*** Data shown

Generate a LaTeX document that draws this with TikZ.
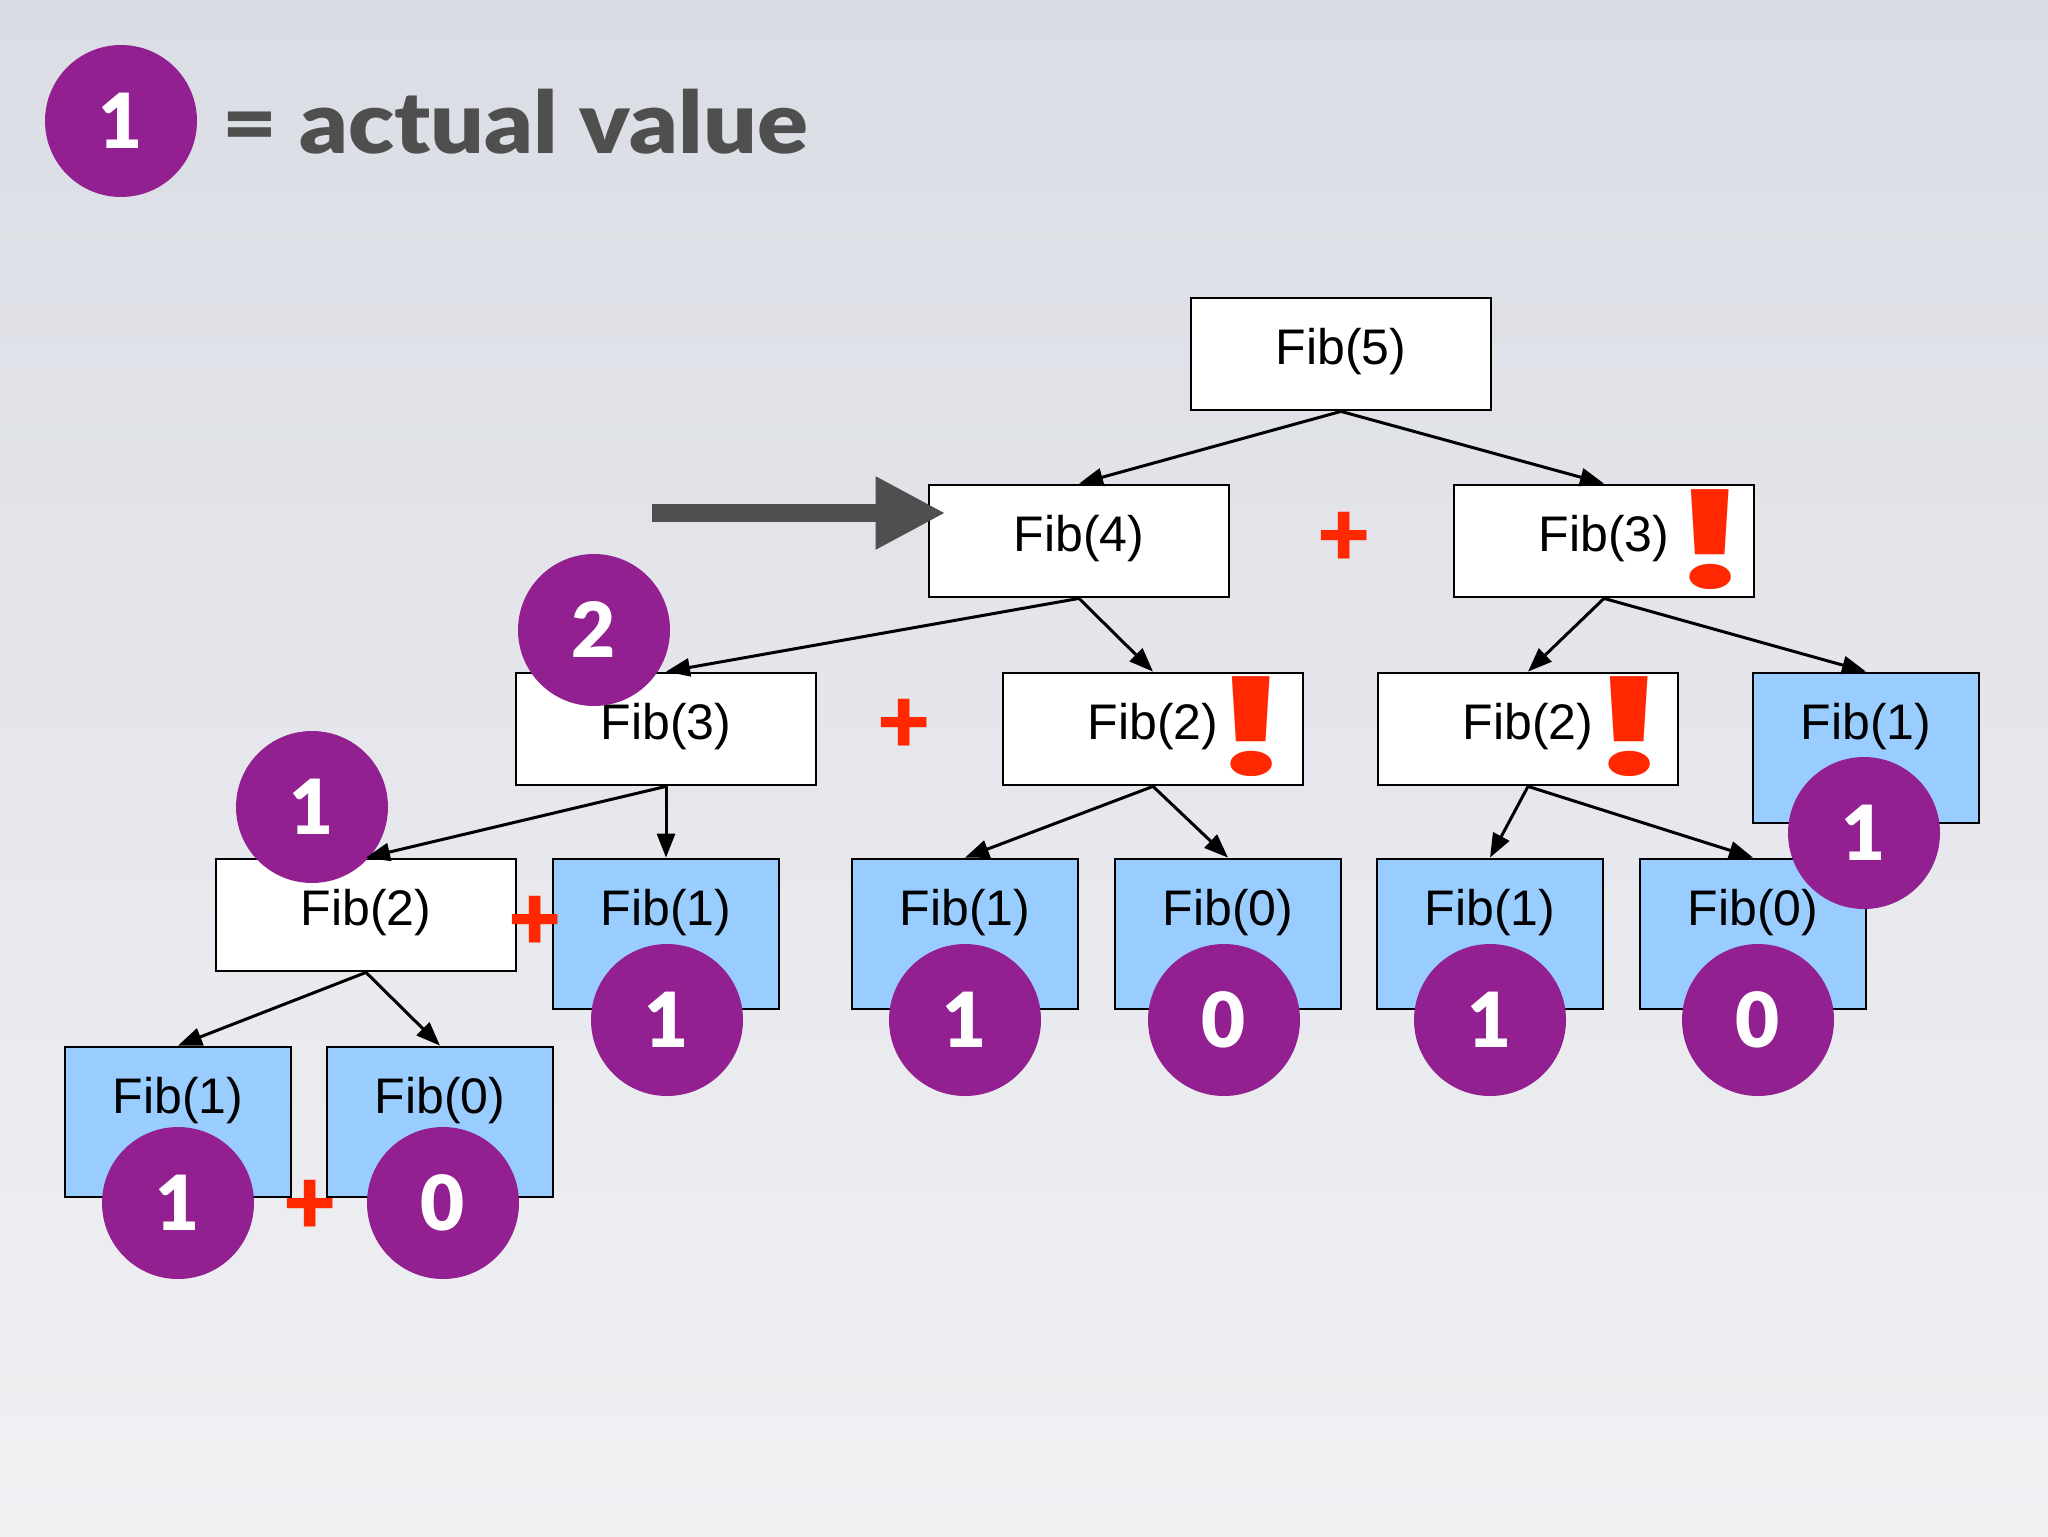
\documentclass[tikz,border=0pt]{standalone}
\usepackage{fontspec}
\setmainfont{Liberation Sans}
\newfontfamily\heavy{Lato Black}
\newfontfamily\bangfont{Poppins}
\usetikzlibrary{arrows.meta}
\definecolor{bgtop}{RGB}{218,221,228}
\definecolor{bgbot}{RGB}{241,241,244}
\definecolor{purp}{RGB}{146,32,144}
\definecolor{lblue}{RGB}{153,204,255}
\definecolor{redm}{RGB}{255,40,0}
\definecolor{dgray}{RGB}{79,79,79}
\begin{document}
\begin{tikzpicture}[x=0.5pt,y=-0.5pt,
  wbox/.style={draw=black, fill=white, line width=1.4pt, minimum width=150pt, minimum height=56pt, inner sep=0pt},
  bbox/.style={draw=black, fill=lblue, line width=1.4pt, minimum width=113pt, minimum height=75pt, inner sep=0pt},
  fibt/.style={font=\fontsize{25}{30}\selectfont, anchor=base, inner sep=0pt, text=black},
  vcirc/.style={circle, fill=purp, minimum size=76pt, inner sep=0pt, text=white, font=\heavy\fontsize{38}{40}\selectfont},
  pls/.style={text=redm, font=\heavy\fontsize{46}{48}\selectfont, inner sep=0pt},
  bang/.style={text=redm, font=\bangfont\bfseries\fontsize{68}{72}\selectfont, inner sep=0pt},
  conn/.style={draw=black, line width=1.5pt, -{Triangle[length=12pt,width=9pt]}},
]
\useasboundingbox (0,0) rectangle (2048,1536);
\shade[top color=bgtop, bottom color=bgbot] (0,0) rectangle (2048,1536);

% legend
\node[vcirc] (leg) at (121,121) {1};
\node[font=\heavy\fontsize{43}{48}\selectfont, text=dgray, anchor=base west, inner sep=0pt] (legt) at (222,153) {\scalebox{1.1}[1]{= actual value}};

% white boxes
\node[wbox] (f5) at (1341,354) {};
\node[wbox] (f4) at (1079,541) {};
\node[wbox] (f3a) at (1604,541) {};
\node[wbox] (f3b) at (666,729) {};
\node[wbox] (f2a) at (1153,729) {};
\node[wbox] (f2b) at (1528,729) {};
\node[wbox] (f2c) at (366,915) {};
% blue boxes
\node[bbox] (b1a) at (1866,748) {};
\node[bbox] (b1b) at (666,934) {};
\node[bbox] (b1c) at (965,934) {};
\node[bbox] (b0a) at (1228,934) {};
\node[bbox] (b1d) at (1490,934) {};
\node[bbox] (b0b) at (1753,934) {};
\node[bbox] (b1e) at (178,1122) {};
\node[bbox] (b0c) at (440,1122) {};

% labels
\node[fibt] (f5t) at ([yshift=-34pt]f5.north) {Fib(5)};
\node[fibt] (f4t) at ([yshift=-34pt]f4.north) {Fib(4)};
\node[fibt] (f3at) at ([yshift=-34pt]f3a.north) {Fib(3)};
\node[fibt] (f3bt) at ([yshift=-34pt]f3b.north) {Fib(3)};
\node[fibt] (f2at) at ([yshift=-34pt]f2a.north) {Fib(2)};
\node[fibt] (f2bt) at ([yshift=-34pt]f2b.north) {Fib(2)};
\node[fibt] (f2ct) at ([yshift=-34pt]f2c.north) {Fib(2)};
\node[fibt] (b1at) at ([yshift=-34pt]b1a.north) {Fib(1)};
\node[fibt] (b1bt) at ([yshift=-34pt]b1b.north) {Fib(1)};
\node[fibt] (b1ct) at ([yshift=-34pt]b1c.north) {Fib(1)};
\node[fibt] (b0at) at ([yshift=-34pt]b0a.north) {Fib(0)};
\node[fibt] (b1dt) at ([yshift=-34pt]b1d.north) {Fib(1)};
\node[fibt] (b0bt) at ([yshift=-34pt]b0b.north) {Fib(0)};
\node[fibt] (b1et) at ([yshift=-34pt]b1e.north) {Fib(1)};
\node[fibt] (b0ct) at ([yshift=-34pt]b0c.north) {Fib(0)};

% value circles
\node[vcirc] (c2) at (594,630) {2};
\node[vcirc] (c1a) at (312,807) {1};
\node[vcirc] (cb1b) at (667,1020) {1};
\node[vcirc] (cb1c) at (965,1020) {1};
\node[vcirc] (cb0a) at (1224,1020) {0};
\node[vcirc] (cb1d) at (1490,1020) {1};
\node[vcirc] (cb0b) at (1758,1020) {0};
\node[vcirc] (cb1a) at (1864,833) {1};
\node[vcirc] (cb1e) at (178,1203) {1};
\node[vcirc] (cb0c) at (443,1203) {0};

% edges
\draw[conn] (f5.south) -- (f4.north);
\draw[conn] (f5.south) -- (f3a.north);
\draw[conn] (f4.south) -- (f3b.north);
\draw[conn] (f4.south) -- (f2a.north);
\draw[conn] (f3a.south) -- (f2b.north);
\draw[conn] (f3a.south) -- (b1a.north);
\draw[conn] (f3b.south) -- (f2c.north);
\draw[conn] (f3b.south) -- (b1b.north);
\draw[conn] (f2a.south) -- (b1c.north);
\draw[conn] (f2a.south) -- (b0a.north);
\draw[conn] (f2b.south) -- (b1d.north);
\draw[conn] (f2b.south) -- (b0b.north);
\draw[conn] (f2c.south) -- (b1e.north);
\draw[conn] (f2c.south) -- (b0c.north);

% plus signs
\node[pls] (p1) at (1344,539) {+};
\node[pls] (p2) at (904,726) {+};
\node[pls] (p3) at (535,923) {+};
\node[pls] (p4) at (310,1207) {+};

% exclamation marks
\node[bang] (e1) at (1710,540) {\scalebox{1.5}[1]{!}};
\node[bang] (e2) at (1251,727) {\scalebox{1.5}[1]{!}};
\node[bang] (e3) at (1629,727) {\scalebox{1.5}[1]{!}};

% pointer arrow
\coordinate (gs) at (652,513);
\draw[line width=9pt, draw=dgray, -{Triangle[length=35pt,width=34pt]}] (gs) -- ([xshift=9pt,yshift=14pt]f4.west);
\end{tikzpicture}
\end{document}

******

#### Instructions to follow
Make an exact copy of the data above, pictures excluded.

#### Solved exercise
Generate a LaTeX document that draws this with TikZ.
\documentclass[tikz,border=0pt]{standalone}
\usepackage{fontspec}
\setmainfont{Liberation Sans}
\newfontfamily\heavy{Lato Black}
\newfontfamily\bangfont{Poppins}
\usetikzlibrary{arrows.meta}
\definecolor{bgtop}{RGB}{218,221,228}
\definecolor{bgbot}{RGB}{241,241,244}
\definecolor{purp}{RGB}{146,32,144}
\definecolor{lblue}{RGB}{153,204,255}
\definecolor{redm}{RGB}{255,40,0}
\definecolor{dgray}{RGB}{79,79,79}
\begin{document}
\begin{tikzpicture}[x=0.5pt,y=-0.5pt,
  wbox/.style={draw=black, fill=white, line width=1.4pt, minimum width=150pt, minimum height=56pt, inner sep=0pt},
  bbox/.style={draw=black, fill=lblue, line width=1.4pt, minimum width=113pt, minimum height=75pt, inner sep=0pt},
  fibt/.style={font=\fontsize{25}{30}\selectfont, anchor=base, inner sep=0pt, text=black},
  vcirc/.style={circle, fill=purp, minimum size=76pt, inner sep=0pt, text=white, font=\heavy\fontsize{38}{40}\selectfont},
  pls/.style={text=redm, font=\heavy\fontsize{46}{48}\selectfont, inner sep=0pt},
  bang/.style={text=redm, font=\bangfont\bfseries\fontsize{68}{72}\selectfont, inner sep=0pt},
  conn/.style={draw=black, line width=1.5pt, -{Triangle[length=12pt,width=9pt]}},
]
\useasboundingbox (0,0) rectangle (2048,1536);
\shade[top color=bgtop, bottom color=bgbot] (0,0) rectangle (2048,1536);

% legend
\node[vcirc] (leg) at (121,121) {1};
\node[font=\heavy\fontsize{43}{48}\selectfont, text=dgray, anchor=base west, inner sep=0pt] (legt) at (222,153) {\scalebox{1.1}[1]{= actual value}};

% white boxes
\node[wbox] (f5) at (1341,354) {};
\node[wbox] (f4) at (1079,541) {};
\node[wbox] (f3a) at (1604,541) {};
\node[wbox] (f3b) at (666,729) {};
\node[wbox] (f2a) at (1153,729) {};
\node[wbox] (f2b) at (1528,729) {};
\node[wbox] (f2c) at (366,915) {};
% blue boxes
\node[bbox] (b1a) at (1866,748) {};
\node[bbox] (b1b) at (666,934) {};
\node[bbox] (b1c) at (965,934) {};
\node[bbox] (b0a) at (1228,934) {};
\node[bbox] (b1d) at (1490,934) {};
\node[bbox] (b0b) at (1753,934) {};
\node[bbox] (b1e) at (178,1122) {};
\node[bbox] (b0c) at (440,1122) {};

% labels
\node[fibt] (f5t) at ([yshift=-34pt]f5.north) {Fib(5)};
\node[fibt] (f4t) at ([yshift=-34pt]f4.north) {Fib(4)};
\node[fibt] (f3at) at ([yshift=-34pt]f3a.north) {Fib(3)};
\node[fibt] (f3bt) at ([yshift=-34pt]f3b.north) {Fib(3)};
\node[fibt] (f2at) at ([yshift=-34pt]f2a.north) {Fib(2)};
\node[fibt] (f2bt) at ([yshift=-34pt]f2b.north) {Fib(2)};
\node[fibt] (f2ct) at ([yshift=-34pt]f2c.north) {Fib(2)};
\node[fibt] (b1at) at ([yshift=-34pt]b1a.north) {Fib(1)};
\node[fibt] (b1bt) at ([yshift=-34pt]b1b.north) {Fib(1)};
\node[fibt] (b1ct) at ([yshift=-34pt]b1c.north) {Fib(1)};
\node[fibt] (b0at) at ([yshift=-34pt]b0a.north) {Fib(0)};
\node[fibt] (b1dt) at ([yshift=-34pt]b1d.north) {Fib(1)};
\node[fibt] (b0bt) at ([yshift=-34pt]b0b.north) {Fib(0)};
\node[fibt] (b1et) at ([yshift=-34pt]b1e.north) {Fib(1)};
\node[fibt] (b0ct) at ([yshift=-34pt]b0c.north) {Fib(0)};

% value circles
\node[vcirc] (c2) at (594,630) {2};
\node[vcirc] (c1a) at (312,807) {1};
\node[vcirc] (cb1b) at (667,1020) {1};
\node[vcirc] (cb1c) at (965,1020) {1};
\node[vcirc] (cb0a) at (1224,1020) {0};
\node[vcirc] (cb1d) at (1490,1020) {1};
\node[vcirc] (cb0b) at (1758,1020) {0};
\node[vcirc] (cb1a) at (1864,833) {1};
\node[vcirc] (cb1e) at (178,1203) {1};
\node[vcirc] (cb0c) at (443,1203) {0};

% edges
\draw[conn] (f5.south) -- (f4.north);
\draw[conn] (f5.south) -- (f3a.north);
\draw[conn] (f4.south) -- (f3b.north);
\draw[conn] (f4.south) -- (f2a.north);
\draw[conn] (f3a.south) -- (f2b.north);
\draw[conn] (f3a.south) -- (b1a.north);
\draw[conn] (f3b.south) -- (f2c.north);
\draw[conn] (f3b.south) -- (b1b.north);
\draw[conn] (f2a.south) -- (b1c.north);
\draw[conn] (f2a.south) -- (b0a.north);
\draw[conn] (f2b.south) -- (b1d.north);
\draw[conn] (f2b.south) -- (b0b.north);
\draw[conn] (f2c.south) -- (b1e.north);
\draw[conn] (f2c.south) -- (b0c.north);

% plus signs
\node[pls] (p1) at (1344,539) {+};
\node[pls] (p2) at (904,726) {+};
\node[pls] (p3) at (535,923) {+};
\node[pls] (p4) at (310,1207) {+};

% exclamation marks
\node[bang] (e1) at (1710,540) {\scalebox{1.5}[1]{!}};
\node[bang] (e2) at (1251,727) {\scalebox{1.5}[1]{!}};
\node[bang] (e3) at (1629,727) {\scalebox{1.5}[1]{!}};

% pointer arrow
\coordinate (gs) at (652,513);
\draw[line width=9pt, draw=dgray, -{Triangle[length=35pt,width=34pt]}] (gs) -- ([xshift=9pt,yshift=14pt]f4.west);
\end{tikzpicture}
\end{document}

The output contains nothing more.